Thread: Avoid long-running transactions in a long-running stored procedure?

Avoid long-running transactions in a long-running stored procedure?

From
"David Crane"
Date:

Once per quarter, we need to load a lot of data, which causes many updates across the database.  We have an online transaction processing-style application, which we really want to stay up during the update job.

 

The programmer coded a stored procedure which does the job well … logically.  But as a single PL/pgSQL stored procedure, it is one long-running transaction.  At least, that is my interpretation of http://www.postgresql.org/docs/8.0/interactive/plpgsql-porting.html#CO.PLPGSQL-PORTING-COMMIT – and in fact, we do get errors when we try little BEGIN-COMMIT blocks inside a stored procedure.

 

A single long-running transaction would be bad in production.  A long run time = OK, but long-running transaction = site outage.

 

So I’m asking for advice on whether I can break this into small transactions without too much of a rewrite.  Roughly, the algorithm is:

 

(1)   One job dumps the data from the external source into a load table.

(2)   Another job calls the stored procedure, which uses a cursor to traverse the load table.  A loop for each record:

a.      Processes a lot of special cases, with inserts and/or updates to many tables.

 

Unless this can be done within PL/pgSQL, I will have the programmer refactor job (2) so that the loop is in a java program, and the “normalization” logic in (a) – the guts of the loop – remain in a smaller stored procedure.  The java loop will call that stored procedure once per row of the load table, each call in a separate transaction.  That would both preserve the bulk of the PL/pgSQL code and keep the normalization logic close to the data.  So the runtime will be reasonable, probably somewhat longer than his single monolithic stored procedure, but the transactions will be short.

 

We don’t need anything like SERIALIZATION transaction isolation of the online system from the entire load job. 

 

Thanks for any ideas,

David Crane

DonorsChoose.org

Re: Avoid long-running transactions in a long-running stored procedure?

From
Josh Berkus
Date:
David,

> Once per quarter, we need to load a lot of data, which causes many
> updates across the database.  We have an online transaction
> processing-style application, which we really want to stay up during the
> update job.

What you're talking about is "autonomous transactions".  There's someone
working on them for 8.4, and we may get them next version, but you can't
have them now.

However, you can write your stored procedures in an external language (like
PL/Perl, PL/Ruby, PL/Java or PL/Python) and re-connect to your database in
order to run several separate transactions.  Several users are doing this
for large ETL jobs.


--
--Josh

Josh Berkus
PostgreSQL @ Sun
San Francisco

Re: Avoid long-running transactions in a long-running stored procedure?

From
Ow Mun Heng
Date:
On Thu, 2008-02-14 at 17:29 -0800, Josh Berkus wrote:
> David,
>
> > Once per quarter, we need to load a lot of data, which causes many
> > updates across the database.  We have an online transaction
> > processing-style application, which we really want to stay up during the
> > update job.
> However, you can write your stored procedures in an external language (like
> PL/Perl, PL/Ruby, PL/Java or PL/Python) and re-connect to your database in
> order to run several separate transactions.  Several users are doing this
> for large ETL jobs.
>

I actually do it externally via a perl script even, and I'm breaking the
data down to even more than miniscule size.

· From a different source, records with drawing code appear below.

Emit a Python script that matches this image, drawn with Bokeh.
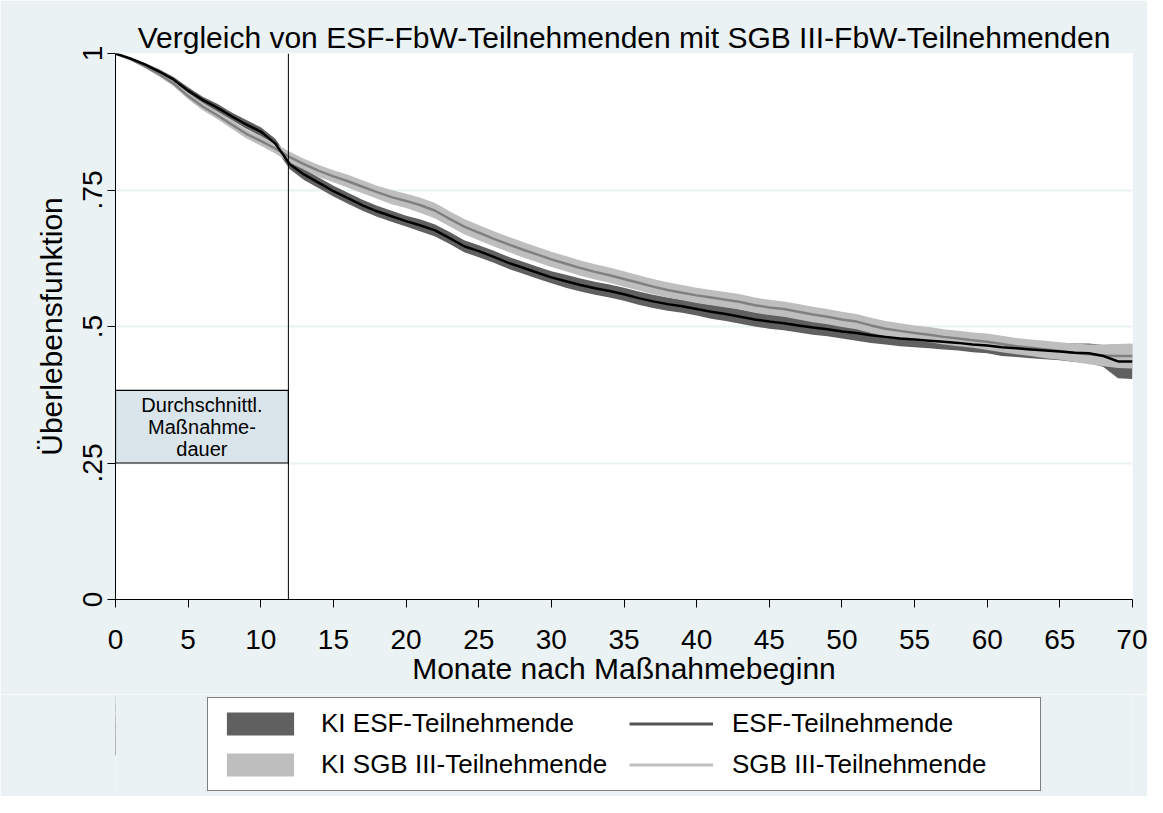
import numpy as np
from bokeh.plotting import figure
from bokeh.layouts import column
from bokeh.models import (ColumnDataSource, Range1d, FixedTicker, Span,
                          Legend, LegendItem)
from bokeh.embed import file_html
from bokeh.resources import INLINE
from bokeh.core.properties import value

# ---------------- data ----------------
months = list(range(0, 71))
esf_surv = [1.000, 0.991, 0.980, 0.967, 0.952, 0.932, 0.915, 0.901, 0.885, 0.870,
            0.857, 0.835, 0.797, 0.778, 0.763, 0.748, 0.735, 0.722, 0.711, 0.702,
            0.693, 0.685, 0.676, 0.662, 0.647, 0.638, 0.628, 0.617, 0.608, 0.599,
            0.590, 0.583, 0.576, 0.570, 0.565, 0.559, 0.552, 0.546, 0.541, 0.537,
            0.532, 0.527, 0.523, 0.518, 0.513, 0.509, 0.506, 0.502, 0.498, 0.495,
            0.491, 0.488, 0.484, 0.481, 0.478, 0.476, 0.474, 0.472, 0.470, 0.467,
            0.465, 0.462, 0.460, 0.458, 0.456, 0.454, 0.452, 0.451, 0.446, 0.436,
            0.436]
sgb_surv = [1.000, 0.990, 0.977, 0.962, 0.945, 0.922, 0.903, 0.887, 0.870, 0.853,
            0.840, 0.826, 0.810, 0.797, 0.785, 0.775, 0.766, 0.756, 0.746, 0.737,
            0.730, 0.722, 0.712, 0.697, 0.683, 0.672, 0.661, 0.651, 0.641, 0.632,
            0.623, 0.615, 0.607, 0.600, 0.594, 0.587, 0.580, 0.573, 0.567, 0.562,
            0.557, 0.553, 0.549, 0.545, 0.539, 0.535, 0.532, 0.527, 0.522, 0.518,
            0.513, 0.509, 0.502, 0.496, 0.492, 0.488, 0.485, 0.481, 0.478, 0.475,
            0.472, 0.468, 0.464, 0.461, 0.458, 0.455, 0.452, 0.449, 0.447, 0.446,
            0.446]
esf_ci_half = [0.000, 0.002, 0.003, 0.004, 0.005, 0.006, 0.006, 0.007, 0.007, 0.008,
               0.008, 0.009, 0.009, 0.010, 0.010, 0.010, 0.010, 0.010, 0.010, 0.010,
               0.010, 0.011, 0.011, 0.011, 0.011, 0.011, 0.011, 0.011, 0.011, 0.011,
               0.011, 0.012, 0.012, 0.012, 0.012, 0.012, 0.012, 0.012, 0.012, 0.012,
               0.012, 0.013, 0.013, 0.013, 0.013, 0.013, 0.013, 0.013, 0.013, 0.013,
               0.013, 0.014, 0.014, 0.014, 0.014, 0.014, 0.014, 0.014, 0.014, 0.014,
               0.014, 0.016, 0.016, 0.016, 0.016, 0.016, 0.017, 0.018, 0.020, 0.031,
               0.032]
sgb_ci_half = [0.000, 0.002, 0.003, 0.004, 0.005, 0.006, 0.007, 0.007, 0.008, 0.008,
               0.009, 0.009, 0.010, 0.010, 0.011, 0.011, 0.012, 0.012, 0.012, 0.013,
               0.013, 0.014, 0.014, 0.014, 0.014, 0.014, 0.014, 0.014, 0.014, 0.014,
               0.014, 0.014, 0.014, 0.014, 0.014, 0.014, 0.014, 0.014, 0.014, 0.014,
               0.014, 0.014, 0.014, 0.014, 0.014, 0.014, 0.014, 0.014, 0.014, 0.014,
               0.014, 0.014, 0.014, 0.014, 0.014, 0.014, 0.014, 0.014, 0.014, 0.014,
               0.015, 0.015, 0.015, 0.015, 0.016, 0.016, 0.017, 0.018, 0.020, 0.022,
               0.023]
avg_duration = 11.9          # durchschnittliche Maßnahmedauer (Monate)
box_bottom, box_top = 0.25, 0.383
box_label_lines = ["Durchschnittl.", "Maßnahme-", "dauer"]
x_ticks = list(range(0, 71, 5))
y_ticks = [0, 0.25, 0.5, 0.75, 1]
y_tick_labels = ["0", ".25", ".5", ".75", "1"]
legend_labels = ["KI ESF-Teilnehmende", "KI SGB III-Teilnehmende",
                 "ESF-Teilnehmende", "SGB III-Teilnehmende"]

title_text = "Vergleich von ESF-FbW-Teilnehmenden mit SGB III-FbW-Teilnehmenden"
x_title = "Monate nach Maßnahmebeginn"
y_title = "Überlebensfunktion"

# ---------------- styling ----------------
BG = "#EAF2F3"
FONT = "Liberation Sans"
DARK_BAND = "#606060"
LIGHT_BAND = "#BEBEBE"

m = np.array(months, dtype=float)
e = np.array(esf_surv)
s = np.array(sgb_surv)
he = np.array(esf_ci_half)
hs = np.array(sgb_ci_half)
src = ColumnDataSource(dict(m=m, e=e, s=s, e_lo=e - he, e_hi=e + he,
                            s_lo=s - hs, s_hi=s + hs))

p = figure(output_backend="svg", toolbar_location=None,
           frame_width=1017, frame_height=546,
           min_border_left=115, min_border_right=15,
           min_border_top=53, min_border_bottom=95,
           x_range=Range1d(0, 70), y_range=Range1d(0, 1),
           background_fill_color="white", border_fill_color=BG)
p.outline_line_color = None

p.title.text = title_text
p.title.align = "center"
p.title.text_font = FONT
p.title.text_font_size = "30px"
p.title.text_font_style = "normal"
p.title.text_color = "black"
p.title.standoff = 0

# grid
p.xgrid.visible = False
p.ygrid.ticker = FixedTicker(ticks=[0.25, 0.5, 0.75])
p.ygrid.grid_line_color = BG
p.ygrid.grid_line_width = 2

# axes
for ax in (p.xaxis[0], p.yaxis[0]):
    ax.axis_line_color = "black"
    ax.axis_line_width = 1
    ax.major_tick_line_color = "black"
    ax.major_tick_out = 8
    ax.major_tick_in = 0
    ax.minor_tick_line_color = None
    ax.major_label_text_font = FONT
    ax.major_label_text_font_size = "28px"
    ax.major_label_text_color = "black"
    ax.axis_label_text_font = FONT
    ax.axis_label_text_font_size = "30px"
    ax.axis_label_text_font_style = "normal"
    ax.axis_label_text_color = "black"

p.xaxis.ticker = FixedTicker(ticks=x_ticks)
p.xaxis.axis_label = x_title
p.xaxis.major_label_standoff = 22
p.xaxis.axis_label_standoff = 0

p.yaxis.ticker = FixedTicker(ticks=y_ticks)
p.yaxis.major_label_overrides = {t: l for t, l in zip(y_ticks, y_tick_labels)}
p.yaxis.major_label_orientation = "vertical"
p.yaxis.axis_label = y_title
p.yaxis.major_label_standoff = 6
p.yaxis.axis_label_standoff = 12

# bands and lines
p.varea(x="m", y1="e_lo", y2="e_hi", source=src, fill_color=DARK_BAND)
p.varea(x="m", y1="s_lo", y2="s_hi", source=src, fill_color=LIGHT_BAND)
p.line(x="m", y="s", source=src, line_color="#808080", line_width=2.5)
p.line(x="m", y="e", source=src, line_color="black", line_width=2.5)

# annotation box + vertical line
p.quad(left=[0], right=[avg_duration], bottom=[box_bottom], top=[box_top],
       fill_color="#D9E5EB", line_color="black", line_width=1.2)
p.add_layout(Span(location=avg_duration, dimension="height",
                  line_color="black", line_width=1))
box_mid = (box_bottom + box_top) / 2
step = (box_top - box_bottom) / 3.3
p.text(x=[avg_duration / 2] * 3,
       y=[box_mid + step, box_mid, box_mid - step],
       text=box_label_lines, text_align="center", text_baseline="middle",
       text_font=value(FONT), text_font_size="20px", text_color="black")

# ---------------- legend strip (separate figure underneath) ----------------
# legend keys reuse the same data, drawn outside this strip's visible range
lf = figure(output_backend="svg", toolbar_location=None,
            frame_width=1017, height=102,
            min_border_left=115, min_border_right=15,
            min_border_top=0, min_border_bottom=0,
            x_axis_location=None, y_axis_location=None,
            x_range=Range1d(1000, 1001), y_range=Range1d(0, 1),
            background_fill_color=BG, border_fill_color=BG)
lf.outline_line_color = None
lf.grid.visible = False
k1 = lf.vbar(x="m", bottom="e_lo", top="e_hi", width=0.5, source=src,
             fill_color=DARK_BAND, line_color=None)
k2 = lf.vbar(x="m", bottom="s_lo", top="s_hi", width=0.5, source=src,
             fill_color=LIGHT_BAND, line_color=None)
k3 = lf.line(x="m", y="e", source=src, line_color="#555555", line_width=3)
k4 = lf.line(x="m", y="s", source=src, line_color="#C0C0C0", line_width=3)
legend = Legend(items=[LegendItem(label=legend_labels[0], renderers=[k1]),
                       LegendItem(label=legend_labels[1], renderers=[k2]),
                       LegendItem(label=legend_labels[2], renderers=[k3]),
                       LegendItem(label=legend_labels[3], renderers=[k4])],
                location=(92, 5), orientation="vertical", nrows=2,
                glyph_width=84, glyph_height=29, label_standoff=19,
                label_width=298, spacing=10, padding=10, margin=0,
                label_text_font=FONT, label_text_font_size="26px",
                label_text_color="black",
                border_line_color="black", border_line_width=1,
                background_fill_color="white", background_fill_alpha=1)
lf.add_layout(legend, "center")

layout = column(p, lf, spacing=0)
open("out.html", "w").write(file_html(layout, INLINE))
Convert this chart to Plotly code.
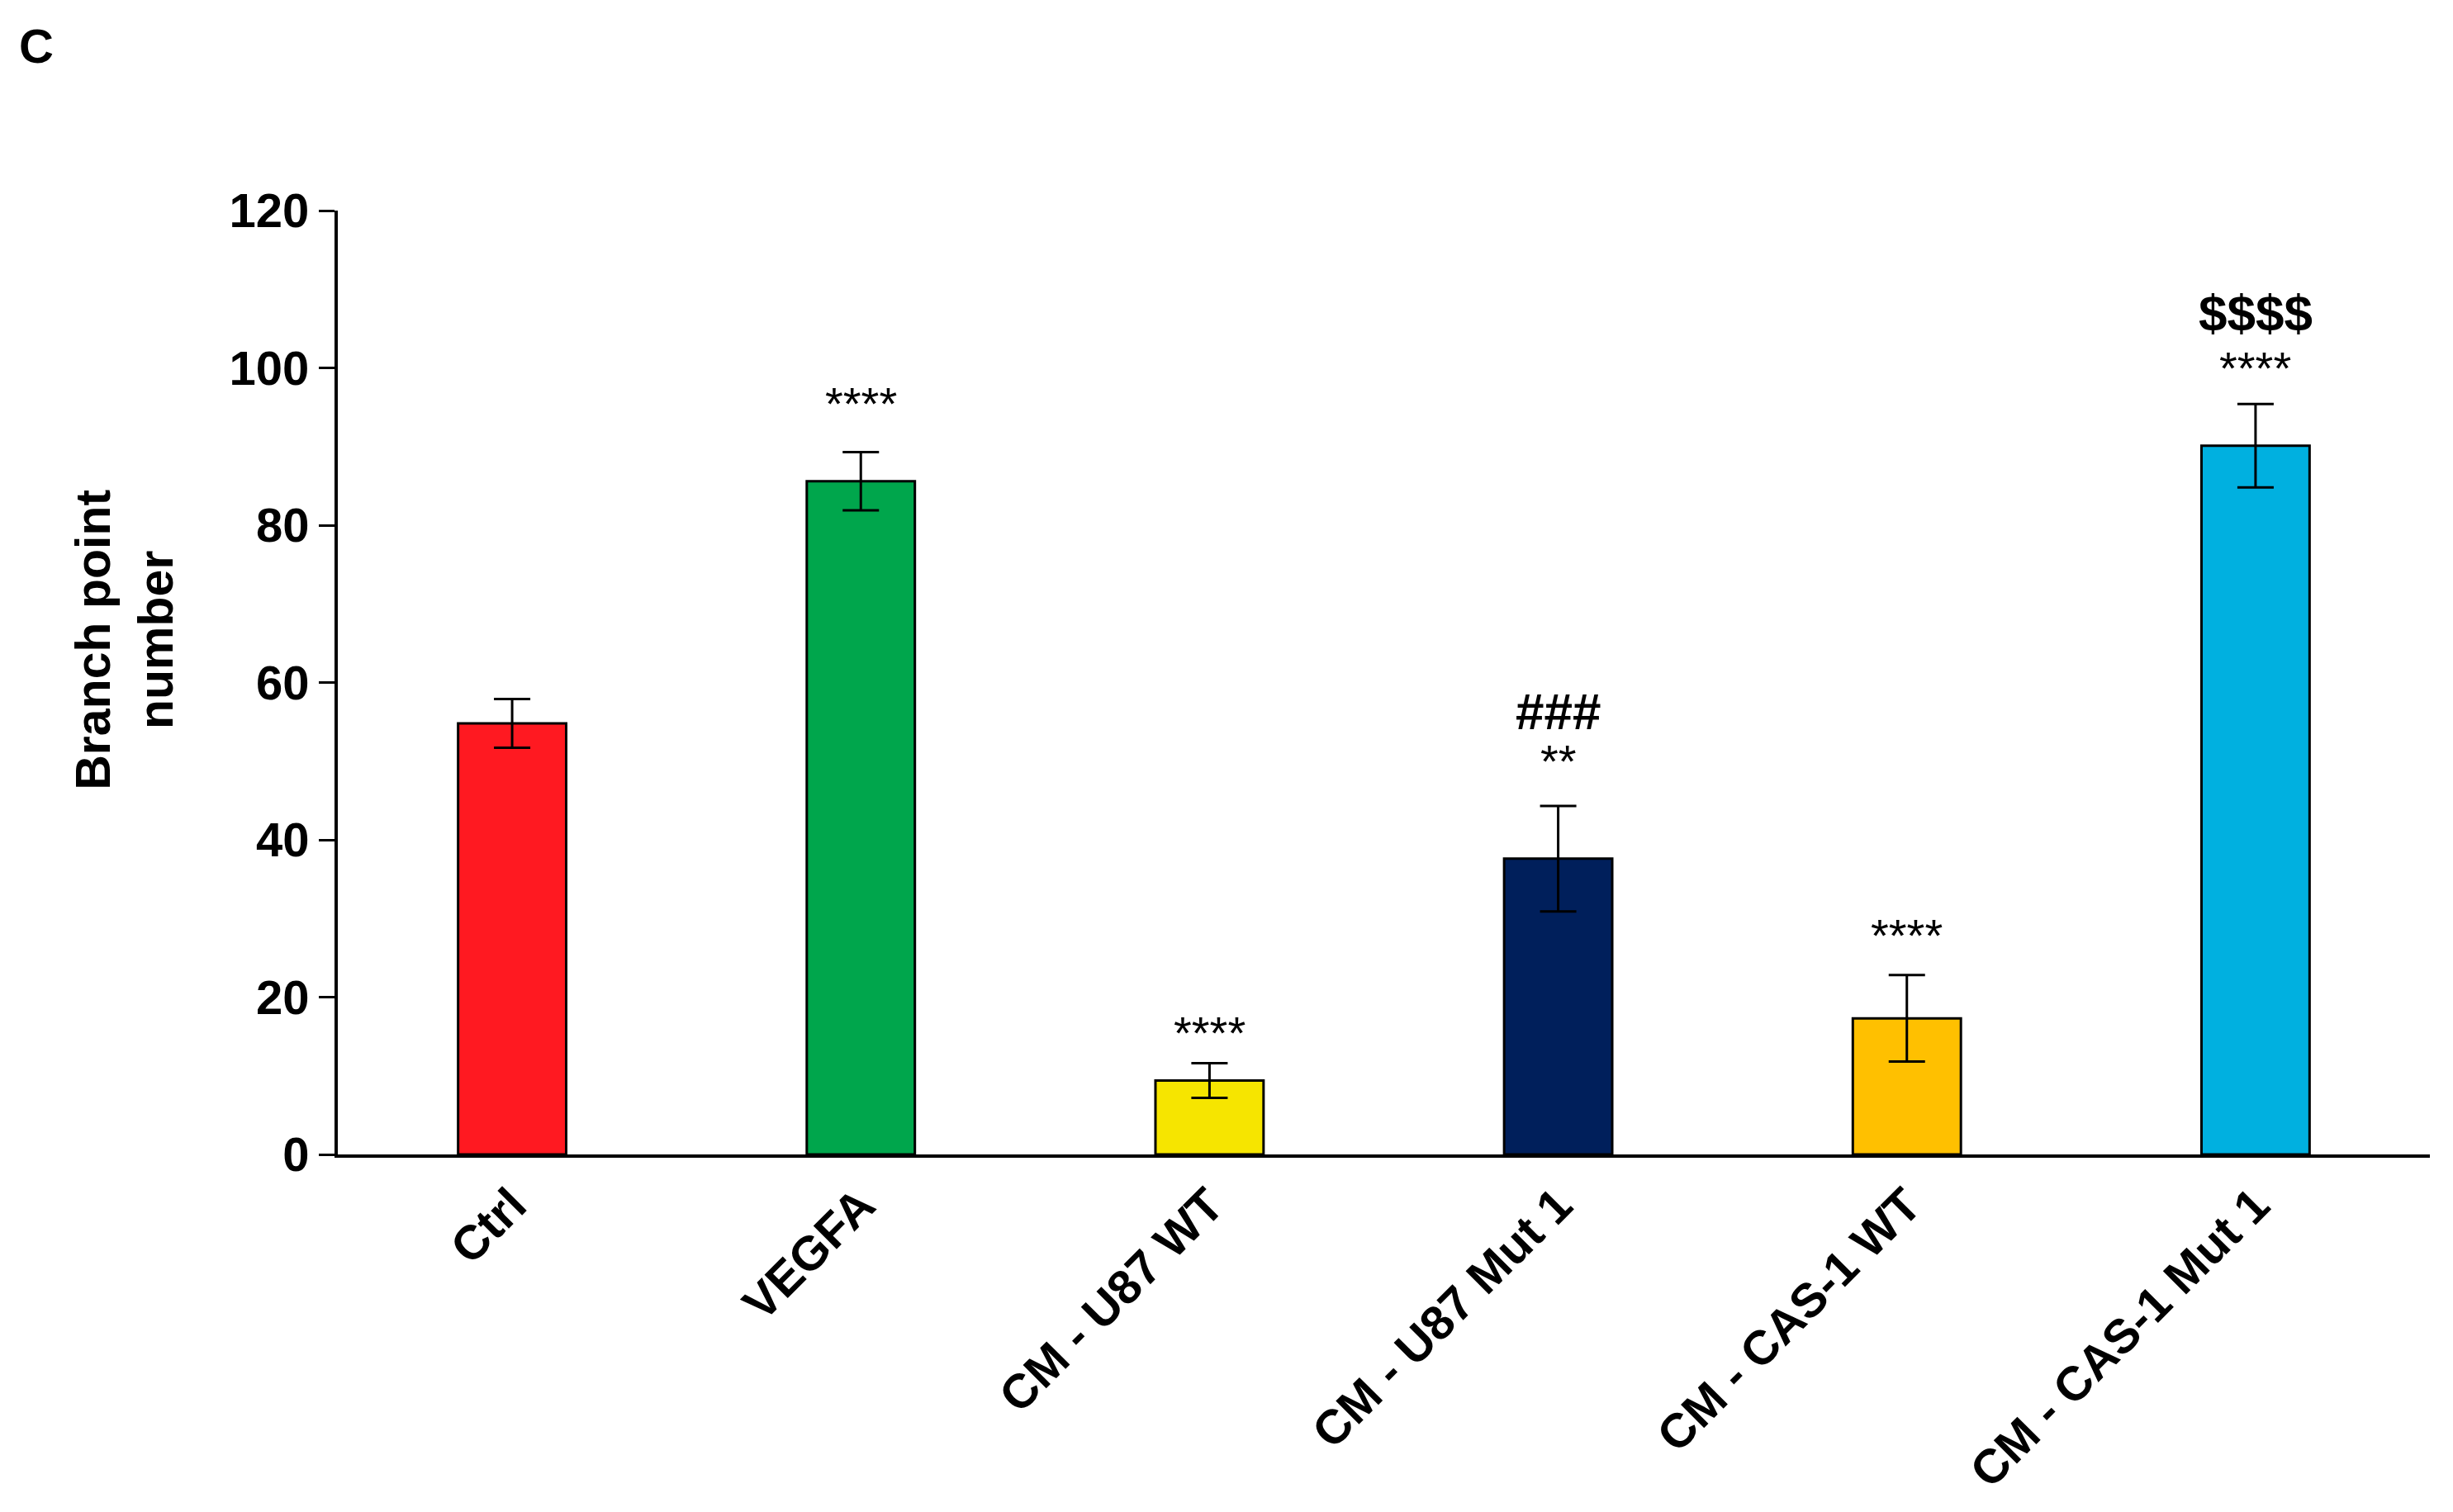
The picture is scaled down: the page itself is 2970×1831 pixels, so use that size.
import plotly.graph_objects as go

# Branch point data
groups = ["Ctrl", "VEGFA", "CM - U87 WT", "CM - U87 Mut 1", "CM - CAS-1 WT", "CM - CAS-1 Mut 1"]
means = [54.8, 85.6, 9.4, 37.6, 17.3, 90.1]
errors = [3.1, 3.7, 2.2, 6.7, 5.5, 5.3]
colors = ["#FF1921", "#00A64C", "#F6E500", "#001F5B", "#FFC000", "#00B0E0"]

# significance marks: (group, y, text)
stars = [("VEGFA", 95.5, "****"), ("CM - U87 WT", 15.5, "****"), ("CM - U87 Mut 1", 50.0, "**"),
         ("CM - CAS-1 WT", 27.9, "****"), ("CM - CAS-1 Mut 1", 100.0, "****")]
others = [("CM - U87 Mut 1", 56.3, "###"), ("CM - CAS-1 Mut 1", 107.0, "$$$$")]

yticks = [0, 20, 40, 60, 80, 100, 120]

font = "Liberation Sans, Arial, sans-serif"

fig = go.Figure()
fig.add_trace(go.Bar(
    x=groups, y=means, width=0.31,
    marker=dict(color=colors, line=dict(color="black", width=3)),
    error_y=dict(type="data", array=errors, color="black", thickness=3, width=22),
))

for g, y, t in stars:
    fig.add_annotation(x=g, y=y, text=t, showarrow=False, yanchor="middle",
                       font=dict(family=font, size=56, color="black"))
for g, y, t in others:
    fig.add_annotation(x=g, y=y, text="<b>" + t + "</b>", showarrow=False, yanchor="middle",
                       font=dict(family="Liberation Sans Narrow, " + font, size=62, color="black"))

# panel letter
fig.add_annotation(xref="paper", yref="paper", x=-0.153, y=1.205, text="<b>C</b>", showarrow=False,
                   xanchor="left", font=dict(family=font, size=58, color="black"))

# y axis title
fig.add_annotation(xref="paper", yref="paper", x=-0.131, y=0.545, text="<b>Branch point<br>number</b>",
                   showarrow=False, textangle=-90, font=dict(family=font, size=59, color="black"))

fig.update_layout(
    width=2970, height=1831,
    margin=dict(l=401, r=36, t=247, b=441),
    plot_bgcolor="white", paper_bgcolor="white",
    showlegend=False, bargap=0.69,
    font=dict(family=font, color="black"),
)
fig.update_xaxes(
    range=[-0.5, 5.5], tickangle=-45, showline=True, linecolor="black", linewidth=4,
    ticks="", tickfont=dict(family=font, size=58, color="black", weight="bold"),
)
fig.update_yaxes(
    range=[0, 120], tickvals=yticks, showline=True, linecolor="black", linewidth=4,
    ticks="outside", ticklen=19, tickwidth=3, tickcolor="black", showgrid=False, zeroline=False,
    tickfont=dict(family=font, size=58, color="black", weight="bold"),
)

fig.write_html("out.html")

Re: Avoid long-running transactions in a long-runningstored procedure?

From
"David Crane"
Date:
Thanks for the prompt replies!

It sounds like these are variations of the same approach.  In our case,
we need to do a lot of comparing against the old data, audit tables and
so forth, so the bulk of the work is in the body of the existing loop
(already coded).  So I think keeping that loop body in a stand-alone
stored procedure will be the most efficient for us.  And we'll port the
logic outside the loop into a java program, easier for us to schedule
through another existing system.

Those autonomous transactions are gonna be nice, but PostgreSQL is
plenty nice as it is.  Progress is good, though.

Thanks,
David Crane

-----Original Message-----
From: Ow Mun Heng [mailto:Ow.Mun.Heng@wdc.com]
Sent: Thursday, February 14, 2008 8:31 PM
To: josh@agliodbs.com
Cc: pgsql-performance@postgresql.org; David Crane
Subject: Re: [PERFORM] Avoid long-running transactions in a
long-runningstored procedure?


On Thu, 2008-02-14 at 17:29 -0800, Josh Berkus wrote:
> David,
>
> > Once per quarter, we need to load a lot of data, which causes many
> > updates across the database.  We have an online transaction
> > processing-style application, which we really want to stay up during
the
> > update job.
> However, you can write your stored procedures in an external language
(like
> PL/Perl, PL/Ruby, PL/Java or PL/Python) and re-connect to your
database in
> order to run several separate transactions.  Several users are doing
this
> for large ETL jobs.
>

I actually do it externally via a perl script even, and I'm breaking the
data down to even more than miniscule size.